OBJECTIVE: Type out the complete listing below word for word, without its pictures.

[Begin RECORDED DATA]

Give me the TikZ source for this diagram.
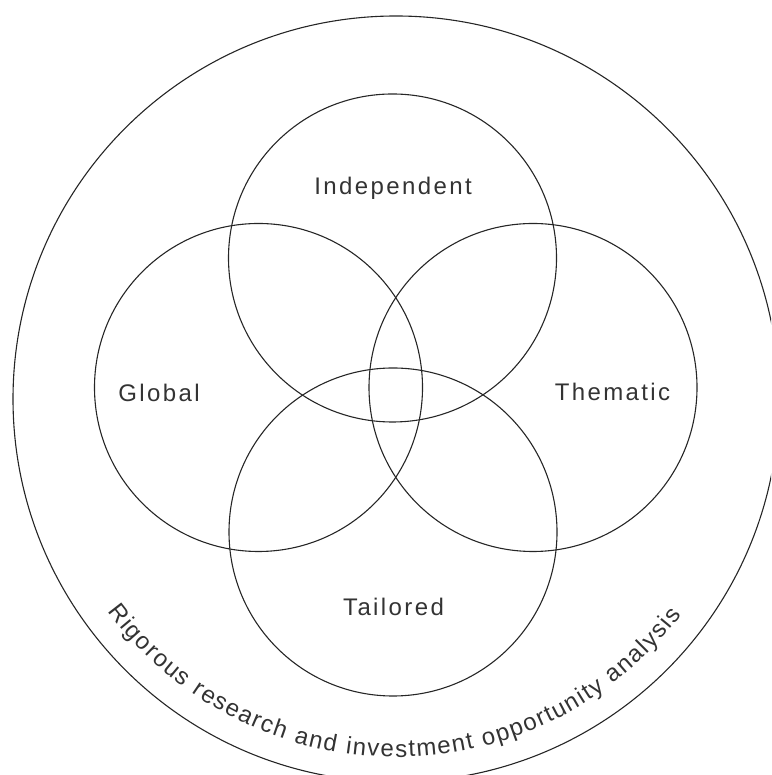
\documentclass[tikz,border=0pt]{standalone}
\usepackage{fontspec}
\setmainfont{Liberation Sans}
\newfontfamily\lblfont[LetterSpace=10]{Liberation Sans}
\usetikzlibrary{decorations.text}
\begin{document}
\begin{tikzpicture}[x=1pt,y=1pt,
  ring/.style={circle, draw=black!85, line width=1.1pt, inner sep=0pt},
  lbl/.style={font=\fontsize{24}{28}\lblfont, text=black!80, anchor=base, inner sep=0pt}]
\useasboundingbox (0,0) rectangle (771,775);
\clip (0,0) rectangle (771,775);
\coordinate (C) at (396,376);
\node[ring, minimum size=766pt] (outer) at (C) {};
\node[ring, minimum size=328pt] (indep) at (392.5,517) {};
\node[ring, minimum size=328pt] (glob) at (258.5,387.5) {};
\node[ring, minimum size=328pt] (them) at (533,387.5) {};
\node[ring, minimum size=328pt] (tail) at (393,243) {};
\node[lbl] (lindep) at (393,580) {Independent};
\node[lbl] (lglob) at (159,373) {Global};
\node[lbl] (lthem) at (612.5,374) {Thematic};
\node[lbl] (ltail) at (393.5,159) {Tailored};
\path[decorate, decoration={text along path,
  text={|\fontsize{24}{28}\selectfont\color{black!80}|Rigorous research and investment opportunity analysis},
  text align={fit to path}}]
  ([shift={(216.4:358)}]C) arc[start angle=216.4, end angle=322.9, radius=358];
\end{tikzpicture}
\end{document}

[End RECORDED DATA]

COMPLETE OUTPUT:
Give me the TikZ source for this diagram.
\documentclass[tikz,border=0pt]{standalone}
\usepackage{fontspec}
\setmainfont{Liberation Sans}
\newfontfamily\lblfont[LetterSpace=10]{Liberation Sans}
\usetikzlibrary{decorations.text}
\begin{document}
\begin{tikzpicture}[x=1pt,y=1pt,
  ring/.style={circle, draw=black!85, line width=1.1pt, inner sep=0pt},
  lbl/.style={font=\fontsize{24}{28}\lblfont, text=black!80, anchor=base, inner sep=0pt}]
\useasboundingbox (0,0) rectangle (771,775);
\clip (0,0) rectangle (771,775);
\coordinate (C) at (396,376);
\node[ring, minimum size=766pt] (outer) at (C) {};
\node[ring, minimum size=328pt] (indep) at (392.5,517) {};
\node[ring, minimum size=328pt] (glob) at (258.5,387.5) {};
\node[ring, minimum size=328pt] (them) at (533,387.5) {};
\node[ring, minimum size=328pt] (tail) at (393,243) {};
\node[lbl] (lindep) at (393,580) {Independent};
\node[lbl] (lglob) at (159,373) {Global};
\node[lbl] (lthem) at (612.5,374) {Thematic};
\node[lbl] (ltail) at (393.5,159) {Tailored};
\path[decorate, decoration={text along path,
  text={|\fontsize{24}{28}\selectfont\color{black!80}|Rigorous research and investment opportunity analysis},
  text align={fit to path}}]
  ([shift={(216.4:358)}]C) arc[start angle=216.4, end angle=322.9, radius=358];
\end{tikzpicture}
\end{document}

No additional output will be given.